# WHAT THE TASK REQUIRES
Word for word, give the material below again, minus any images.

# SUPPLIED DATA
────────────────────

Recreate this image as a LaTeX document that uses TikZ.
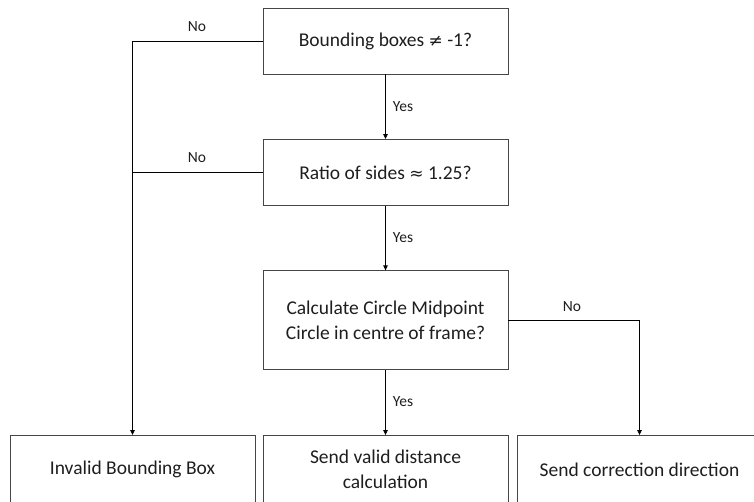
\documentclass[tikz,border=0pt]{standalone}
\usepackage{fontspec}
\setmainfont{Carlito}
\newfontfamily\symfont{DejaVu Sans}
\usetikzlibrary{arrows.meta}
\definecolor{boxline}{RGB}{70,70,70}
\definecolor{ink}{RGB}{30,30,30}
\tikzset{
  stepbox/.style={draw=boxline, line width=0.9pt, rectangle, minimum width=245pt,
    minimum height=66pt, align=center, font=\fontsize{19.5}{25.5}\selectfont, text=ink,
    inner sep=0pt},
  endbox/.style={stepbox, minimum height=68pt},
  flow/.style={draw=black, line width=0.8pt, -{Triangle[length=5pt,width=4.5pt]}},
  link/.style={draw=black, line width=0.8pt},
  tag/.style={font=\fontsize{15.5}{17}\selectfont, text=ink, inner sep=0pt}
}
\begin{document}
\begin{tikzpicture}[x=1pt, y=-1pt]
\useasboundingbox (0,0) rectangle (754,501);
% decision boxes
\node[stepbox] (b1) at (385.5,41) {Bounding boxes {\symfont\fontsize{17}{20}\selectfont ≠} -1?};
\node[stepbox] (b2) at (385.5,172.5) {Ratio of sides {\symfont\fontsize{17}{20}\selectfont ≈} 1.25?};
\node[stepbox, minimum height=99pt] (b3) at (385.5,320.3) {Calculate Circle Midpoint\\Circle in centre of frame?};
% outcome boxes, running off the lower edge of the page
\node[endbox] (bA) at (132.5,469.5) {Invalid Bounding Box};
\node[endbox] (bB) at (385.5,469.5) {Send valid distance\\calculation};
\node[endbox] (bC) at (639.5,469.5) {Send correction direction};
% connectors
\draw[flow] (b1.west) -| (bA.north);
\draw[link] (b2.west) -- (b2.west -| bA.north);
\draw[flow] (b1.south) -- (b2.north);
\draw[flow] (b2.south) -- (b3.north);
\draw[flow] (b3.south) -- (bB.north);
\draw[flow] (b3.east) -| (bC.north);
% branch labels
\node[tag] (n1) at (197,27) {No};
\node[tag] (n2) at (197,158) {No};
\node[tag] (n3) at (572,307) {No};
\node[tag] (y1) at (403,107) {Yes};
\node[tag] (y2) at (403,238) {Yes};
\node[tag] (y3) at (403,402) {Yes};
\end{tikzpicture}
\end{document}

────────────────────

# TASK ANSWER
Recreate this image as a LaTeX document that uses TikZ.
\documentclass[tikz,border=0pt]{standalone}
\usepackage{fontspec}
\setmainfont{Carlito}
\newfontfamily\symfont{DejaVu Sans}
\usetikzlibrary{arrows.meta}
\definecolor{boxline}{RGB}{70,70,70}
\definecolor{ink}{RGB}{30,30,30}
\tikzset{
  stepbox/.style={draw=boxline, line width=0.9pt, rectangle, minimum width=245pt,
    minimum height=66pt, align=center, font=\fontsize{19.5}{25.5}\selectfont, text=ink,
    inner sep=0pt},
  endbox/.style={stepbox, minimum height=68pt},
  flow/.style={draw=black, line width=0.8pt, -{Triangle[length=5pt,width=4.5pt]}},
  link/.style={draw=black, line width=0.8pt},
  tag/.style={font=\fontsize{15.5}{17}\selectfont, text=ink, inner sep=0pt}
}
\begin{document}
\begin{tikzpicture}[x=1pt, y=-1pt]
\useasboundingbox (0,0) rectangle (754,501);
% decision boxes
\node[stepbox] (b1) at (385.5,41) {Bounding boxes {\symfont\fontsize{17}{20}\selectfont ≠} -1?};
\node[stepbox] (b2) at (385.5,172.5) {Ratio of sides {\symfont\fontsize{17}{20}\selectfont ≈} 1.25?};
\node[stepbox, minimum height=99pt] (b3) at (385.5,320.3) {Calculate Circle Midpoint\\Circle in centre of frame?};
% outcome boxes, running off the lower edge of the page
\node[endbox] (bA) at (132.5,469.5) {Invalid Bounding Box};
\node[endbox] (bB) at (385.5,469.5) {Send valid distance\\calculation};
\node[endbox] (bC) at (639.5,469.5) {Send correction direction};
% connectors
\draw[flow] (b1.west) -| (bA.north);
\draw[link] (b2.west) -- (b2.west -| bA.north);
\draw[flow] (b1.south) -- (b2.north);
\draw[flow] (b2.south) -- (b3.north);
\draw[flow] (b3.south) -- (bB.north);
\draw[flow] (b3.east) -| (bC.north);
% branch labels
\node[tag] (n1) at (197,27) {No};
\node[tag] (n2) at (197,158) {No};
\node[tag] (n3) at (572,307) {No};
\node[tag] (y1) at (403,107) {Yes};
\node[tag] (y2) at (403,238) {Yes};
\node[tag] (y3) at (403,402) {Yes};
\end{tikzpicture}
\end{document}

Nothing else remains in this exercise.